The answer may like in central MVD politics. Rashid Nurgaliev is hardly the most popular figure within the MVD himself and there were those who were touting Sukhodolsky as a possible post-election replacement. Indeed, although he himself publicly dissociated himself from any such ambitions, he did so elliptically and with less conviction than he might (he tended to use such vague expressions as “the country’s leadership will decide who leads”). Indeed, as a man with a robust ego, he might well have harbored such ambitions himself, especially as he appears to have believed that Nurgaliev might be removed after the presidential elections.

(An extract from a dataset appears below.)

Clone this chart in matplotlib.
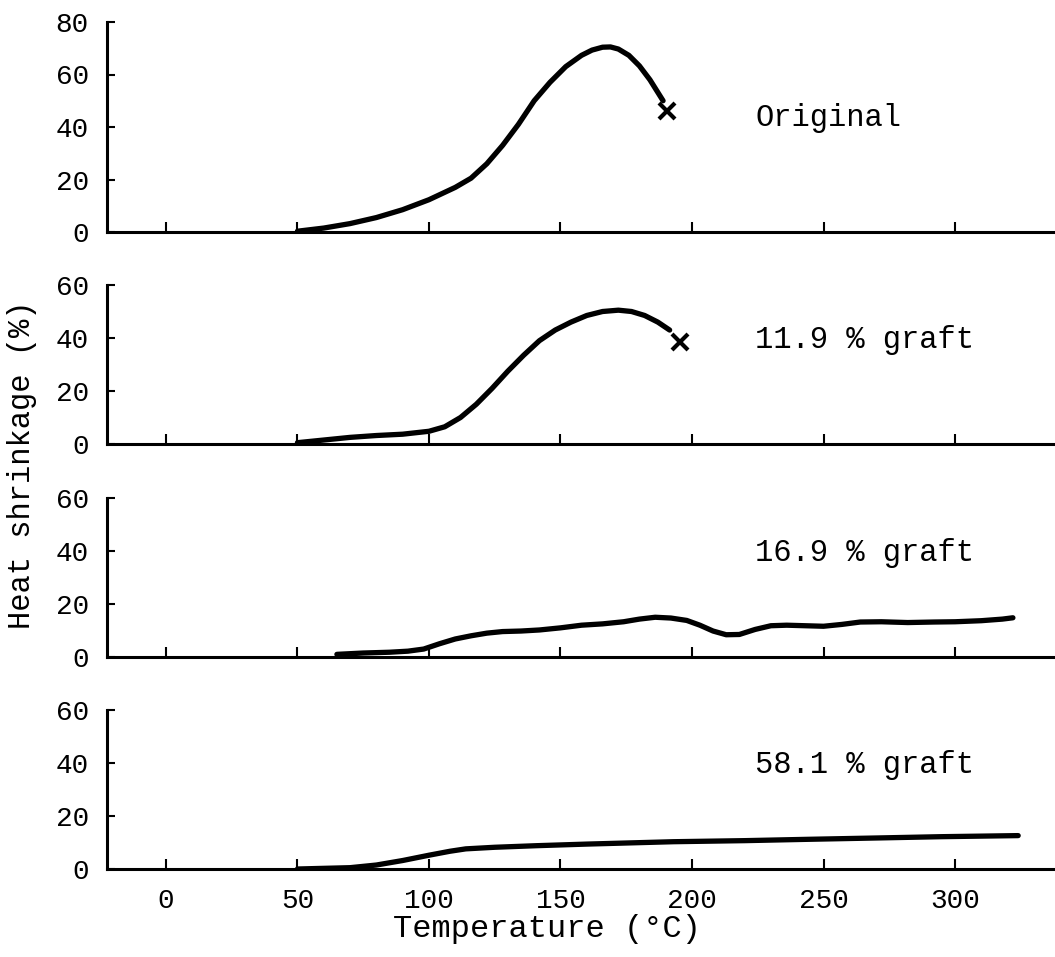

It is a dangerous thing to be touted as the next Interior Minister when the incumbent has no plans to move on. Former US ambassador Beyrle rightly characterized Nurgeliev as not being “within the ‘inner circle’ of Kremlin decision-making” but he has proven to be a surprisingly capable Kremlin infighter, perhaps precisely because he seems not to threaten any of the heavier-hitters. His overhaul of the deputy ministers in part reflected an attempt to assert his control over the MVD and the assertive Sukhodolsky represented a particular thorn in his side. According to some accounts, Nurgaliev didn’t even know about his original appointment as a deputy minister in 2005 until after the fact, and whether or not this detail is true, he does seem to have been pushed there by Putin or those close to him regardless of the minister’s views. It was only after Medvedev had asserted or been granted a greater authority over the MVD that Nurgaliev could move against his nemesis, and even then he could not simply eject him, but had to offer him a position in Peter. So the bad blood has a distinct history, and this may have been Nurgaliev nudging Sukhodolsky further down the slope to political oblivion, especially as he himself seemed so determined to provide justifications for his ouster. For all I know — and this is pure speculation — the patient Umnov was encouraged to allow his cohorts to paint him as the king in waiting and stir up dissent. However, it is certainly interesting that the investigation into the St Petersburg police was driven by Deputy Interior Minister Smirnov, who is probably Nurgaliev’s closest and, I’ve been told, most ruthless subordinate.
Why make such a brazen move, or perhaps more to the point, why now? I suspect that it may reflect the uncertainty now gripping Russian politics in general and the politics of the siloviki in particular. Nurgaliev’s future is not guaranteed and he may have decided best to eliminate a potential successor preemptively. However, it may also reflect a degree of a lack of tight control over the siloviki. Medvedev appears disgruntled, possibly anticipating that Putin will renege on his invitation to the prime ministership, while Putin is concerned with dealing with the unexpected explosion of middle-class protest. In such circumstances, a minister of police who knows that his forces are indispensable may feel that he has a certain carte blanche, even to oust one of Putin’s (former, at least) clients. I don’t want to seem to be making Sukhodolsky into a martyr; he seems to have mishandled his relations with the St Petersburg force from the first, and would probably have shown Nurgaliev no greater mercy had the tables been turned. But Nurgaliev’s naked and brutal power play, something at odds with the past etiquette of silovik relations, does suggest that there is conflict and a breakdown of old concordats behind the scenes. It may also come back to haunt Nurgaliev. He has not emerged with much credit from the affair, and it may prove foolish to oust Putin’s appointee. Breaking the old rules of silovik etiquette may also prove a dangerous precedent.